Source code of charts
————

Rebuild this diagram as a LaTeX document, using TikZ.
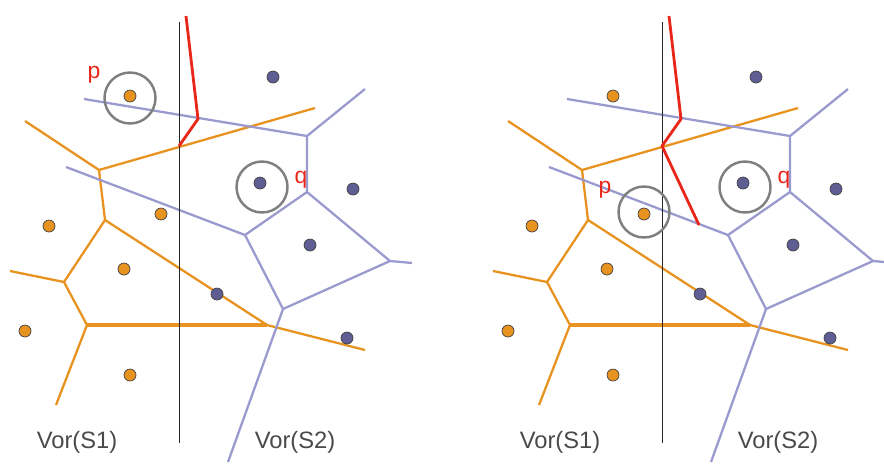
\documentclass[tikz,border=0pt]{standalone}
\usepackage{fontspec}
\setmainfont{Liberation Sans}
\usepackage{tikz}

\definecolor{sone}{HTML}{E8921F}
\definecolor{stwo}{HTML}{5E5E95}
\definecolor{vtwo}{HTML}{9A9ACF}
\definecolor{chain}{HTML}{E8261A}
\definecolor{ring}{HTML}{7F7F7F}
\definecolor{caption}{HTML}{4A4A4A}

\tikzset{
  site/.style={circle, draw=black!75, line width=0.4pt, inner sep=0pt, minimum size=0.24cm},
  siteA/.style={site, fill=sone},
  siteB/.style={site, fill=stwo},
  edgeA/.style={sone, line width=1.3pt},
  edgeB/.style={vtwo, line width=1.3pt},
  divider/.style={black!85, line width=0.5pt},
  merge/.style={chain, line width=1.6pt, line join=round},
  probe/.style={ring, line width=1.4pt},
  tag/.style={text=chain, font=\fontsize{13}{15}\selectfont, inner sep=0pt},
  vorlabel/.style={text=caption, font=\fontsize{13.5}{16}\selectfont, inner sep=0pt}
}

% both diagrams, the dividing line and the sites of one panel
\newcommand{\mergepanel}{%
  % Vor(S1)
  \coordinate (o1) at (25,121);  \coordinate (o2) at (99,170);
  \coordinate (o3) at (315,108); \coordinate (o4) at (105,220);
  \coordinate (o5) at (64,282);  \coordinate (o6) at (10,271);
  \coordinate (o7) at (87,325);  \coordinate (o8) at (56,405);
  \coordinate (o9) at (267,325); \coordinate (o10) at (365,350);
  \draw[edgeA] (o1) -- (o2) -- (o3);
  \draw[edgeA] (o2) -- (o4) -- (o5) -- (o6);
  \draw[edgeA] (o5) -- (o7) -- (o8);
  \draw[edgeA] (o4) -- (o9) -- (o10);
  \draw[edgeA, line width=2.2pt] (o7) -- (o9);
  % Vor(S2)
  \coordinate (b1) at (84,99);   \coordinate (b2) at (307,136);
  \coordinate (b3) at (365,89);  \coordinate (b4) at (307,192);
  \coordinate (b5) at (390,261); \coordinate (b6) at (412,263);
  \coordinate (b7) at (66,167);  \coordinate (b8) at (245,235);
  \coordinate (b9) at (283,309); \coordinate (b10) at (228,462);
  \draw[edgeB] (b1) -- (b2) -- (b3);
  \draw[edgeB] (b2) -- (b4) -- (b5) -- (b6);
  \draw[edgeB] (b7) -- (b8) -- (b4);
  \draw[edgeB] (b8) -- (b9) -- (b5);
  \draw[edgeB] (b9) -- (b10);
  % split line
  \coordinate (top) at (179,22);
  \coordinate (bot) at (179,443);
  \draw[divider] (top) -- (bot);
  % sites
  \node[siteA] (p)  at (130,96)  {};
  \node[siteA] (s2) at (161,214) {};
  \node[siteA] (s3) at (49,226)  {};
  \node[siteA] (s4) at (124,269) {};
  \node[siteA] (s5) at (25,331)  {};
  \node[siteA] (s6) at (130,375) {};
  \node[siteB] (t1) at (273,77)  {};
  \node[siteB] (q)  at (260,183) {};
  \node[siteB] (t3) at (353,189) {};
  \node[siteB] (t4) at (310,245) {};
  \node[siteB] (t5) at (217,294) {};
  \node[siteB] (t6) at (347,338) {};
  \node[vorlabel] (vl) at (77,442)  {Vor(S1)};
  \node[vorlabel] (vr) at (295,442) {Vor(S2)};
  % merge chain
  \coordinate (c1) at (186,16);
  \coordinate (c2) at (198,119);
  \coordinate (c3) at (179,146);
}

\begin{document}
\begin{tikzpicture}[x=0.02cm, y=-0.02cm]
\useasboundingbox (0,0) rectangle (884,464);

\begin{scope}[name prefix=L-]
  \mergepanel
  \draw[merge] (c1) -- (c2) -- (c3);
  \draw[probe] (130,98) circle[radius=0.51cm];
  \draw[probe] (262,187) circle[radius=0.51cm];
  \node[tag] (lp) at (94,75)  {p};
  \node[tag] (lq) at (301,180) {q};
\end{scope}

\begin{scope}[shift={(483,0)}, name prefix=R-]
  \mergepanel
  \coordinate (c4) at (216,225);
  \draw[merge] (c1) -- (c2) -- (c3) -- (c4);
  \draw[probe] (161,212) circle[radius=0.51cm];
  \draw[probe] (262,187) circle[radius=0.51cm];
  \node[tag] (rp) at (122,190) {p};
  \node[tag] (rq) at (301,180) {q};
\end{scope}
\end{tikzpicture}
\end{document}
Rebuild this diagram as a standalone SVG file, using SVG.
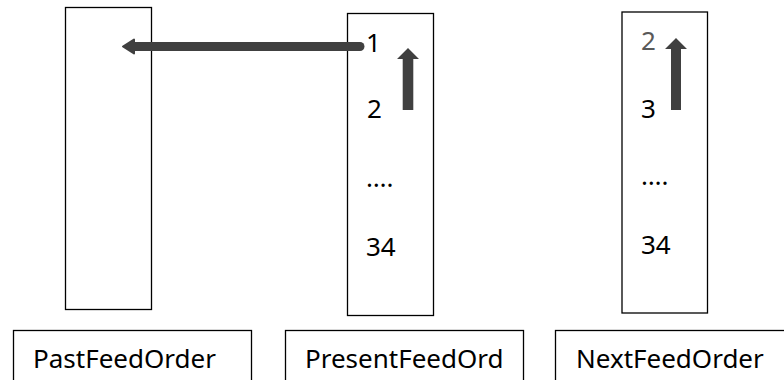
<svg xmlns="http://www.w3.org/2000/svg" width="784" height="380" viewBox="0 0 784 380">
  <style>
    .box { fill: #ffffff; stroke: #000000; stroke-width: 1.3; }
    .txt { font-family: "Noto Sans", "Open Sans", sans-serif; font-size: 26px; fill: #000000; }
    .dim { fill: #595959; }
    .arrow { fill: #404040; }
    .shaft { stroke: #404040; stroke-width: 9; stroke-linecap: round; fill: none; }
  </style>

  <!-- order columns -->
  <g id="past-column">
    <rect class="box" x="65.5" y="7.5" width="86" height="302"/>
  </g>
  <g id="present-column">
    <rect class="box" x="347.5" y="13.5" width="86" height="302"/>
    <text class="txt" x="366" y="52">1</text>
    <text class="txt" x="367" y="118">2</text>
    <text class="txt" x="366" y="187">….</text>
    <text class="txt" x="366" y="256">34</text>
  </g>
  <g id="next-column">
    <rect class="box" x="622" y="12" width="85.5" height="301"/>
    <text class="txt dim" x="641" y="50">2</text>
    <text class="txt" x="641" y="118">3</text>
    <text class="txt" x="641" y="185">….</text>
    <text class="txt" x="641" y="254">34</text>
  </g>

  <!-- column captions -->
  <g id="past-label">
    <rect class="box" x="13.5" y="330.5" width="238" height="60"/>
    <text class="txt" x="33" y="367.5">PastFeedOrder</text>
  </g>
  <g id="present-label">
    <rect class="box" x="285.5" y="330.5" width="238" height="60"/>
    <text class="txt" x="305" y="367.5">PresentFeedOrd</text>
  </g>
  <g id="next-label">
    <rect class="box" x="555.5" y="330.5" width="238" height="60"/>
    <text class="txt" x="576" y="367.5">NextFeedOrder</text>
  </g>

  <!-- connectors -->
  <g id="connectors">
    <!-- item 1 moves into the past column -->
    <line class="shaft" x1="360" y1="46.5" x2="132" y2="46.5"/>
    <path class="arrow" d="M123 46.5 L134 39.5 L134 53.5 Z" stroke="#404040" stroke-width="2" stroke-linejoin="round"/>
    <!-- present column shifts upward -->
    <path class="arrow" d="M408 48 L419 59 L413.3 59 L413.3 110 L402.7 110 L402.7 59 L397 59 Z"/>
    <!-- next column shifts upward -->
    <path class="arrow" d="M676 38 L687 49 L681 49 L681 110 L671 110 L671 49 L665 49 Z"/>
  </g>
</svg>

————

■ THE EXERCISE: State the count of lines in the data holding the word "using", adding nothing to it.

■ TASK RESULT: 2